Balancing divergent retirement plans can be a delicate act, especially when real estate investments are involved. When your spouse is ready to retire, but you still see more years of investment potential, it requires strategic foresight to manage both personal and financial goals. A 1031 exchange might be an ideal solution, allowing for the deferral of capital gains taxes and providing an opportunity to realign investment strategies.
Understand the Timing and Process
A 1031 exchange, named after IRS Code Section 1031, offers a powerful opportunity to defer capital gains taxes by reinvesting the proceeds from a sold property into a “like-kind” property. However, timing is critical. The IRS imposes strict deadlines: a 45-day window to identify potential replacement properties and 180 days to close on a new purchase. Starting the search for potential investments early and working closely with a qualified intermediary can reduce stress and increase the chances of a successful exchange.

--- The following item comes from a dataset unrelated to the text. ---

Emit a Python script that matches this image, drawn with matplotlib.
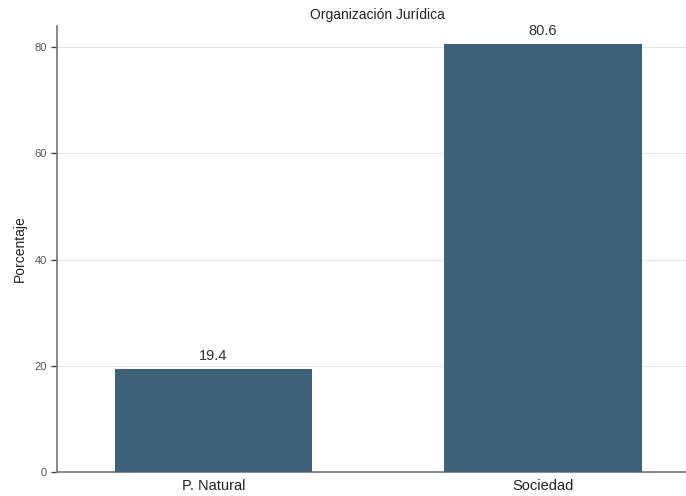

Aligning Goals with Investment Strategies
If your spouse dreams of winding down but you’re still on the hunt for lucrative deals, finding common ground between personal aspirations and financial goals is essential. Consider repositioning your portfolio into more passive investments. Options like Delaware Statutory Trusts (DSTs) can offer a streamlined transition. These trusts enable fractional ownership of larger, professionally managed properties, thus reducing the time and management burden typically associated with direct property ownership.
Financial Consultation is Key
Before undertaking a 1031 exchange, consult with both a qualified tax advisor and a financial planner. These professionals can provide insights into the tax implications and help tailor the investment strategy to suit both of your long-term goals. For instance, your spouse may want to secure more predictable income through passive cash flow, while you might aim to maintain growth through property appreciation.
Exploring Different 1031 Exchange Options
If you’re determined to remain active while facilitating your spouse’s retirement, explore a partial exchange where proceeds can be split between a 1031 exchange and other interests that cater to both your needs and those of your spouse. This flexibility allows retention of some funds to pursue new opportunities, while still benefiting from tax deferment on the majority of the investment.
Preparing Mentally and Logistically
Undertaking a 1031 exchange amid differing retirement timelines can be as much an emotional journey as it is a financial one. One anecdote comes from a couple who faced the same situation. The husband wanted to keep building the portfolio, while the wife preferred to transition into retirement. By selecting a mix of direct property investments and DSTs, they crafted a compromise that allowed the wife to reduce her involvement, while the husband continued hands-on management, thereby not only addressing financial goals but also personal fulfillment.
In conclusion, a 1031 exchange can offer a balanced approach to aligning your differing timelines and investment strategies. By leveraging the tax advantages and flexibility provided by this IRS code, you can effectively meet both your spouse’s retirement goals and your continued investment aspirations. With careful planning and expert guidance, both of you can thrive in this next chapter of life.